Goal of the exercise:
Beginning with the line that contains "Write the Plotly.js code for this chart." and ending with the line that contains "150, 165, 180];", reproduce each line exactly; include both and add nothing.

Exercise data:
....

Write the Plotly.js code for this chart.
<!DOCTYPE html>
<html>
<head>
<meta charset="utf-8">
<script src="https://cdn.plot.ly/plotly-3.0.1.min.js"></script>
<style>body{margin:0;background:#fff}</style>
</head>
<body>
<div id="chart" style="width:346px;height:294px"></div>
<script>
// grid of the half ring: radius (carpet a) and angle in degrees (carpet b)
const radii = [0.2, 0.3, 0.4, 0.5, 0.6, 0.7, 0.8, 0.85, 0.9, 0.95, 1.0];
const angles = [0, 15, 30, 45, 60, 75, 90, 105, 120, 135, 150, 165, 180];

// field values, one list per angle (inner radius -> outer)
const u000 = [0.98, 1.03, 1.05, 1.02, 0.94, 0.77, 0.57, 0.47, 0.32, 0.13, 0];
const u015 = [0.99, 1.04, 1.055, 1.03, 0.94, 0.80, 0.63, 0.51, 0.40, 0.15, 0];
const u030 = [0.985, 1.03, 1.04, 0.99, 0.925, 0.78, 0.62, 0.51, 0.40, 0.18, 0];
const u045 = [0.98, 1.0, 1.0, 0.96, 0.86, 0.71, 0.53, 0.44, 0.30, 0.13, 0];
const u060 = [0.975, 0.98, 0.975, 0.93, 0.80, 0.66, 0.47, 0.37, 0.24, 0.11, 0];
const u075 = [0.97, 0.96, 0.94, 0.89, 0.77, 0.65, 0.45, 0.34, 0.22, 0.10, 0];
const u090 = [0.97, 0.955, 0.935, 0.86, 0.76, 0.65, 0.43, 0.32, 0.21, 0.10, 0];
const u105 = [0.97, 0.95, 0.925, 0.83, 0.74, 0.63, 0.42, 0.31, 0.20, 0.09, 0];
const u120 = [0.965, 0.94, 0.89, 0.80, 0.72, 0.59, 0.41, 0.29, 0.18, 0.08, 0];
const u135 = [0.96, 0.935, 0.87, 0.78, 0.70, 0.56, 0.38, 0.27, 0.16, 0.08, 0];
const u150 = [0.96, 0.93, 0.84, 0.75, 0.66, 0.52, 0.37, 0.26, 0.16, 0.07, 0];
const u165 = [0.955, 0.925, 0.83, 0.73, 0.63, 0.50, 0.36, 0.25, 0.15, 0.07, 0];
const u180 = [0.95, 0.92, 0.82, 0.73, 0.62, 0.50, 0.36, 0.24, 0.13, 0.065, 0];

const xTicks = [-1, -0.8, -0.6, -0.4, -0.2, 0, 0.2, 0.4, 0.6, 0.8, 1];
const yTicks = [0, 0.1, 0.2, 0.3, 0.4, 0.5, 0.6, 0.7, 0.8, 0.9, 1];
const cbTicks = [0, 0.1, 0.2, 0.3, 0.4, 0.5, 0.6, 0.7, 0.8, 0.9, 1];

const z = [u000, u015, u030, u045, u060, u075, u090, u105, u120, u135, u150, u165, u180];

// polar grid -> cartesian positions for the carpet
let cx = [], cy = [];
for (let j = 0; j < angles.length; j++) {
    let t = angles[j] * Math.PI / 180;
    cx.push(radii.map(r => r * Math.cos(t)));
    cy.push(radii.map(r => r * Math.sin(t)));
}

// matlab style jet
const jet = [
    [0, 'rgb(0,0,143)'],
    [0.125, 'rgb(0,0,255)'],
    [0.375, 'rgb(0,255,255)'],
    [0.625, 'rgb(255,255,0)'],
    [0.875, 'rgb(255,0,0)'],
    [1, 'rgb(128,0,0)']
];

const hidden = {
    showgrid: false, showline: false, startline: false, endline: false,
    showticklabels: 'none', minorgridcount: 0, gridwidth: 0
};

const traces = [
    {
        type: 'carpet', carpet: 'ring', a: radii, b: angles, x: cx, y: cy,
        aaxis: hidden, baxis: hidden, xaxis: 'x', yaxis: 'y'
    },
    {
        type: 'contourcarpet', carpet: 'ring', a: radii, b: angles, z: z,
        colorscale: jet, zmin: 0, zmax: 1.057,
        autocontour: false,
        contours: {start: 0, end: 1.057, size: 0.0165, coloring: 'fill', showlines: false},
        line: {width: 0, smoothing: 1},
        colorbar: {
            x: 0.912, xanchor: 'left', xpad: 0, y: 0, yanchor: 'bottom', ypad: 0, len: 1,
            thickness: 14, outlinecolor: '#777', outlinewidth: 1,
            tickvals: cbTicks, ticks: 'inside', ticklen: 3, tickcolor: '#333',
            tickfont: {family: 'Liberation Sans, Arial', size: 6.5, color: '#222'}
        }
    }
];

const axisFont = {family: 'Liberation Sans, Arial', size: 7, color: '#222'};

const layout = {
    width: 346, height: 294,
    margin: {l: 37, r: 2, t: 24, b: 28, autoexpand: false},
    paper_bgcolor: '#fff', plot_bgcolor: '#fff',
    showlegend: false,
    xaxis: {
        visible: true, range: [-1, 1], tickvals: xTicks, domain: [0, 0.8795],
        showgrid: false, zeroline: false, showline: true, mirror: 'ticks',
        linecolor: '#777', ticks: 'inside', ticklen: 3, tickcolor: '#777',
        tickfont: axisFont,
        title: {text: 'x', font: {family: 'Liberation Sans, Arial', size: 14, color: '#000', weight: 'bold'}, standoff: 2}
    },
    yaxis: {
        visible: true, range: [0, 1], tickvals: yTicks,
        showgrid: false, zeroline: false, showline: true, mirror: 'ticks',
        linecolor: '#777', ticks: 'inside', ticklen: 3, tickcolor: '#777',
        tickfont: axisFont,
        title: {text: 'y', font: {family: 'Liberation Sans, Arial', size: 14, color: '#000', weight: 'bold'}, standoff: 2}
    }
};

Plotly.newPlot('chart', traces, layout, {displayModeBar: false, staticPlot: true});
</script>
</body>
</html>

....

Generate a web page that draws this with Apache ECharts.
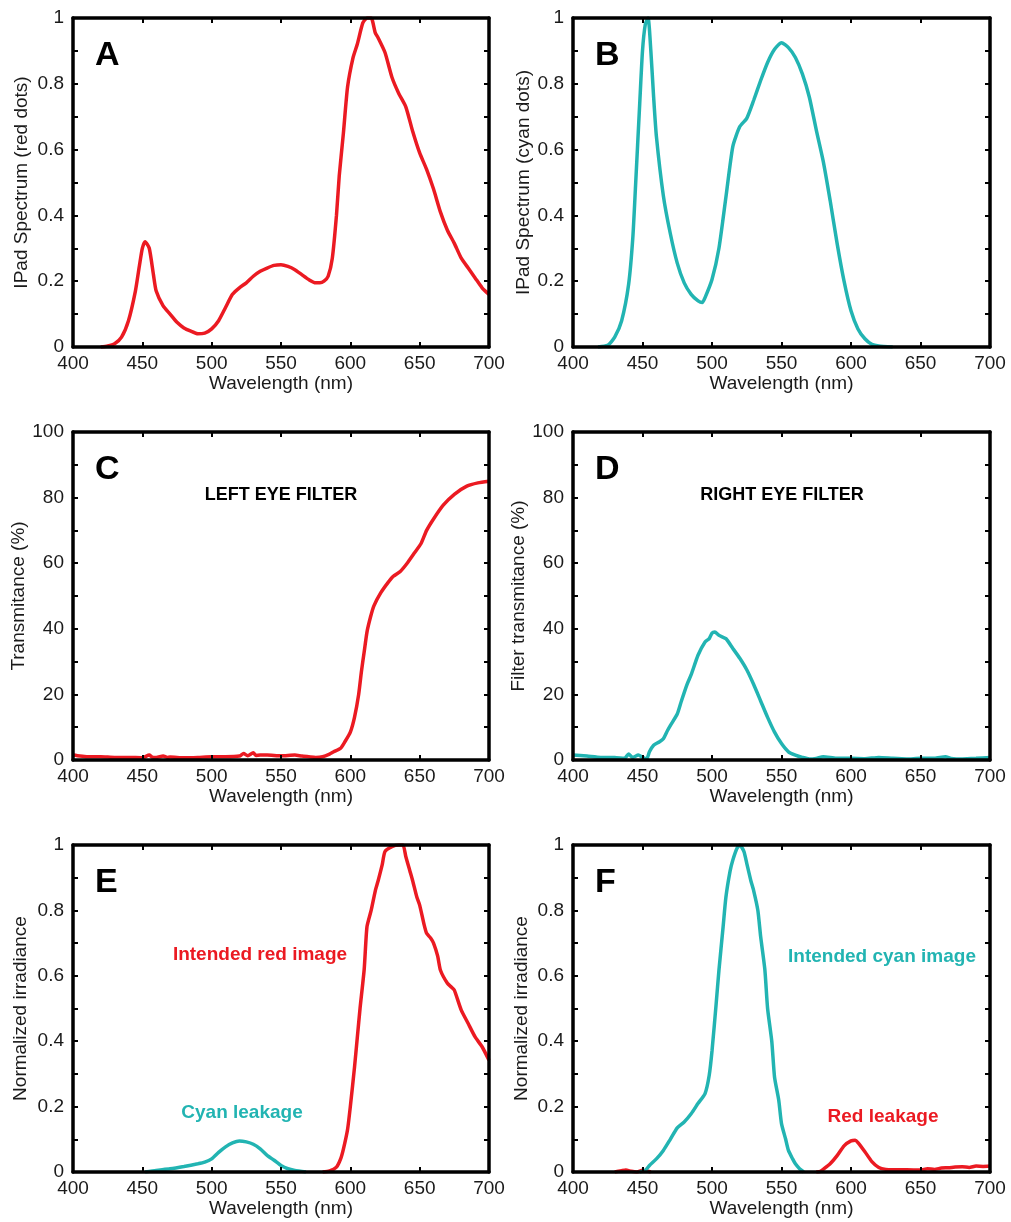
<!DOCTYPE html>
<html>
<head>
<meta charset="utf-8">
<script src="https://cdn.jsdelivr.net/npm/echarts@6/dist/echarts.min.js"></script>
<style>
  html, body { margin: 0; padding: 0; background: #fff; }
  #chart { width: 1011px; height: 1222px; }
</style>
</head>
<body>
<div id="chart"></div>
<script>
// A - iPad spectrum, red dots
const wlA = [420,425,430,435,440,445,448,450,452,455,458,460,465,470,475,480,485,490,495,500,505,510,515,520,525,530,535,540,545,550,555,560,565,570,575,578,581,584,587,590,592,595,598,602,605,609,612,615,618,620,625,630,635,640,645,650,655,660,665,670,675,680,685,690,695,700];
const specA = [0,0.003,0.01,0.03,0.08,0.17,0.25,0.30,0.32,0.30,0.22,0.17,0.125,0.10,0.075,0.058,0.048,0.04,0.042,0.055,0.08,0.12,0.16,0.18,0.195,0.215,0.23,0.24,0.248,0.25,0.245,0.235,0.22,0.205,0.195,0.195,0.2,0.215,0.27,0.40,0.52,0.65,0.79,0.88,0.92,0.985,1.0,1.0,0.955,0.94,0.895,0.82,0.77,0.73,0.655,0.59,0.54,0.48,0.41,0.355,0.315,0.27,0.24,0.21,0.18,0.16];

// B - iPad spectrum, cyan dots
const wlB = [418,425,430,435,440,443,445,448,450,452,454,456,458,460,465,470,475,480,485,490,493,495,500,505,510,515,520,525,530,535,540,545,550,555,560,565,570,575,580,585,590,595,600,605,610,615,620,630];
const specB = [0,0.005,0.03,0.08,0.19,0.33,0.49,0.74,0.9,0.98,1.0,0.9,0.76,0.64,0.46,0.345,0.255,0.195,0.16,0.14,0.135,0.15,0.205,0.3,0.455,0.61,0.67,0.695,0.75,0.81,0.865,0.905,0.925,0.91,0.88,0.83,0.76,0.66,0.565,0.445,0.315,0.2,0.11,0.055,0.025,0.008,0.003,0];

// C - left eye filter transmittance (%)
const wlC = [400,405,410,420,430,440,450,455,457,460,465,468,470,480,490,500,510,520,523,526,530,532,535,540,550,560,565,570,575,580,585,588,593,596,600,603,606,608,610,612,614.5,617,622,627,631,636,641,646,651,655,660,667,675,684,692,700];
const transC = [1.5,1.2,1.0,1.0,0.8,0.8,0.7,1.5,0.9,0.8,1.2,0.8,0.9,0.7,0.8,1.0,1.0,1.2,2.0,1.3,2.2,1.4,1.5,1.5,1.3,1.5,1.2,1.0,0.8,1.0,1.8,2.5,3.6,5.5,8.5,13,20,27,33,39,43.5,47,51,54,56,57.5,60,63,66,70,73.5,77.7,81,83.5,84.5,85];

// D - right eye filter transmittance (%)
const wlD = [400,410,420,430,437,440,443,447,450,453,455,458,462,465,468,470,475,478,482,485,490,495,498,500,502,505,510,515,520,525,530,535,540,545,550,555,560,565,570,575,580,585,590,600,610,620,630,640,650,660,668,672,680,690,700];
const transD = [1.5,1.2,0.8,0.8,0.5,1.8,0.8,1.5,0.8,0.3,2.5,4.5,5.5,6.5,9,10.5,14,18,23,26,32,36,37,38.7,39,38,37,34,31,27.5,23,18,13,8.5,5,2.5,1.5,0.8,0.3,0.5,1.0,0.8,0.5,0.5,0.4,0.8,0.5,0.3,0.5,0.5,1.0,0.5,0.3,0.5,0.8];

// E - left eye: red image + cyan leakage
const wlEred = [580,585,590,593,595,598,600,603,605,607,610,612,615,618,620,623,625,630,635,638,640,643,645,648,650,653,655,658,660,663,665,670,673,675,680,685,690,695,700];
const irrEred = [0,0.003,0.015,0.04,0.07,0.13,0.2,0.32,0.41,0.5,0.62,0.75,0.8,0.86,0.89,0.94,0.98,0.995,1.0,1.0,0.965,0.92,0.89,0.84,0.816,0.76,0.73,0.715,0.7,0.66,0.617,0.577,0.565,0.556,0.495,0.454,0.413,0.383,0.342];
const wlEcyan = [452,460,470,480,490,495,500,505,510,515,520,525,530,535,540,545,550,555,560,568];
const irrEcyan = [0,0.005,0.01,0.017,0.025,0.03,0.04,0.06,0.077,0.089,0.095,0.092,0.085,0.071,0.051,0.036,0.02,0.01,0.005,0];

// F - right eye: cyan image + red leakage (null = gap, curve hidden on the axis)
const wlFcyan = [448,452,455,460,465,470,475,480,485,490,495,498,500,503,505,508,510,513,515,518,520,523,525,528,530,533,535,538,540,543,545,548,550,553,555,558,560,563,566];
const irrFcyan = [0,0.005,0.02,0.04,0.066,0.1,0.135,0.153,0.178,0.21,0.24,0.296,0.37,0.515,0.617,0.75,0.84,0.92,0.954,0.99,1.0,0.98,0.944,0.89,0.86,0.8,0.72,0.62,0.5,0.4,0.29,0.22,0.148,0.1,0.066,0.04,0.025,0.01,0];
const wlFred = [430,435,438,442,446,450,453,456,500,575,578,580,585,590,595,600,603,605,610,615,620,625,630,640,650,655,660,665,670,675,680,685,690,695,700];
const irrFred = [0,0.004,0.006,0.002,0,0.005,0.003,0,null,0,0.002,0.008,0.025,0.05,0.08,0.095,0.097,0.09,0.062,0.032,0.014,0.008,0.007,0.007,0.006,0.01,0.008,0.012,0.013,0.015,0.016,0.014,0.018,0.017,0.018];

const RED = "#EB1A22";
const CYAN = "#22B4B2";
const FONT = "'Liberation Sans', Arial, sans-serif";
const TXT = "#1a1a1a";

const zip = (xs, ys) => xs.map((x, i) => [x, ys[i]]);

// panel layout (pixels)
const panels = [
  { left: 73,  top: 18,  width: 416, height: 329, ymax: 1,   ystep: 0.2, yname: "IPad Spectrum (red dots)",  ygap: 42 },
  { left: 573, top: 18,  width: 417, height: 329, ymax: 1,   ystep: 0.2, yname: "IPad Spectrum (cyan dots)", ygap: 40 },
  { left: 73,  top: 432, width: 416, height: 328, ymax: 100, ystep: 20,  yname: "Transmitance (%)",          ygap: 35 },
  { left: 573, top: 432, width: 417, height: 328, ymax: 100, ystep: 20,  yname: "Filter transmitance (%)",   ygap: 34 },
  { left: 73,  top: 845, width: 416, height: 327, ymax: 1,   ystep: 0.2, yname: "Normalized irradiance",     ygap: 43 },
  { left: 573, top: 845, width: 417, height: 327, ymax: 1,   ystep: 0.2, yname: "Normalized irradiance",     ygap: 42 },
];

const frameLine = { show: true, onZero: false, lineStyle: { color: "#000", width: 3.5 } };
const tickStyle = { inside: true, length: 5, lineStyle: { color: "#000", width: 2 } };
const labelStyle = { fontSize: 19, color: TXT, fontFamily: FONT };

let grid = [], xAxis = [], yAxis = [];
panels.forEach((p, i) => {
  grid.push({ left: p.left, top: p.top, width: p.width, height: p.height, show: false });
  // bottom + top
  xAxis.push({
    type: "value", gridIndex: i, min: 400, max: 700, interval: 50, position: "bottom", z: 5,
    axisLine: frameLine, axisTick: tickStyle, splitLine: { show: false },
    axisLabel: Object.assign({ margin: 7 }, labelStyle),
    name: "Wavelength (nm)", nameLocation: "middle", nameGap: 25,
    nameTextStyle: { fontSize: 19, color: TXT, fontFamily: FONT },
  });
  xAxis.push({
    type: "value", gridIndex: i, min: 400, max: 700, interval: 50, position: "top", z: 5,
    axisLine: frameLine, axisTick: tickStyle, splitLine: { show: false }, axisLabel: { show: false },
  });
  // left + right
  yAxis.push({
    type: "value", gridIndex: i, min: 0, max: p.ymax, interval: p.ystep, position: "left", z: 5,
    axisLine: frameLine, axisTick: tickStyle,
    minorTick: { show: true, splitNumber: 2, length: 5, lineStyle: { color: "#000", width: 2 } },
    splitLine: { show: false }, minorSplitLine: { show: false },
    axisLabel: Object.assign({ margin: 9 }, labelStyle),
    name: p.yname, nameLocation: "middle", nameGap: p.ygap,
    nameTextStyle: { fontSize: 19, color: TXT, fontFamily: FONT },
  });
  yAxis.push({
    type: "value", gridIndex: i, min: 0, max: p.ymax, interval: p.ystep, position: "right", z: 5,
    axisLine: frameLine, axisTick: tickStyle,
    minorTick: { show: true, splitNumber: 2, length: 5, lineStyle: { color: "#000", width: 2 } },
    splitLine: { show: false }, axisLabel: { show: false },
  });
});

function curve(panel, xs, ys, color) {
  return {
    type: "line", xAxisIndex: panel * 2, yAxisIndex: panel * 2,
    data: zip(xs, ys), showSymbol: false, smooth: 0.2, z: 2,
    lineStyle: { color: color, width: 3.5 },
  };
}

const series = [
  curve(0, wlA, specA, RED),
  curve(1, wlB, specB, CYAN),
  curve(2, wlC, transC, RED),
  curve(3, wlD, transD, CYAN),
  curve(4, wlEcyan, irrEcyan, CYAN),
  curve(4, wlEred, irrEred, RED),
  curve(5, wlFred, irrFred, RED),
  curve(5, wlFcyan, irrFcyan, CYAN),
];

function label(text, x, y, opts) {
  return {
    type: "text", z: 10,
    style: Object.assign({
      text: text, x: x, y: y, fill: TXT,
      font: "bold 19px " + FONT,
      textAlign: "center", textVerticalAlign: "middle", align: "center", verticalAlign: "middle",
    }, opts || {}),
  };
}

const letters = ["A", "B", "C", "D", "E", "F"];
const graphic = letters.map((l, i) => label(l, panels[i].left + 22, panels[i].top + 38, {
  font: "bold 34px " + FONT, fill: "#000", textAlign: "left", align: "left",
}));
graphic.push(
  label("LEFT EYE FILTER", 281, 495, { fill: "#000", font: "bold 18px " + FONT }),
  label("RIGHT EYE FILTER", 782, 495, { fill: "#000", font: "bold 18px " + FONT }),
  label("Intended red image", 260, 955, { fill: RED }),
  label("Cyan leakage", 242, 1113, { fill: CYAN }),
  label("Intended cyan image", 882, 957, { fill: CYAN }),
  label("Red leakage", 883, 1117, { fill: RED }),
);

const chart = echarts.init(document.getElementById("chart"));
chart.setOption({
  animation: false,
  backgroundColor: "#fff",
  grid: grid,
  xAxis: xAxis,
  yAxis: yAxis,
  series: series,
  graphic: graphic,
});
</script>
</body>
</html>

....

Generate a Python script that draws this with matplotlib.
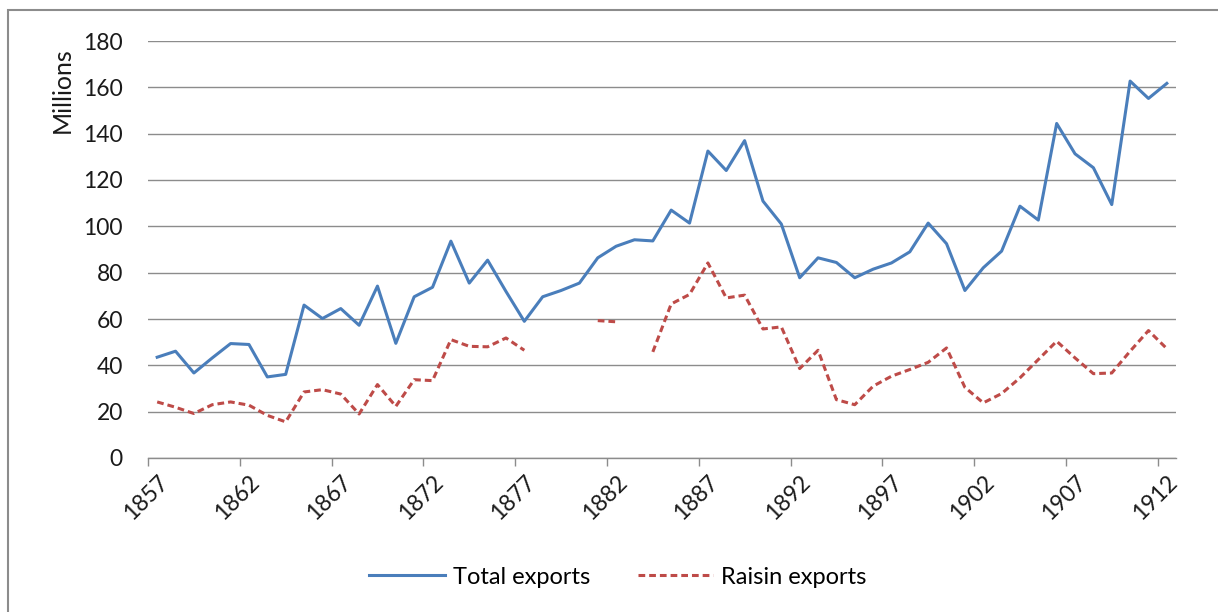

....

Completed task:
Write the Plotly.js code for this chart.
<!DOCTYPE html>
<html>
<head>
<meta charset="utf-8">
<script src="https://cdn.plot.ly/plotly-3.0.1.min.js"></script>
<style>body{margin:0;background:#fff}</style>
</head>
<body>
<div id="chart" style="width:346px;height:294px"></div>
<script>
// grid of the half ring: radius (carpet a) and angle in degrees (carpet b)
const radii = [0.2, 0.3, 0.4, 0.5, 0.6, 0.7, 0.8, 0.85, 0.9, 0.95, 1.0];
const angles = [0, 15, 30, 45, 60, 75, 90, 105, 120, 135, 150, 165, 180];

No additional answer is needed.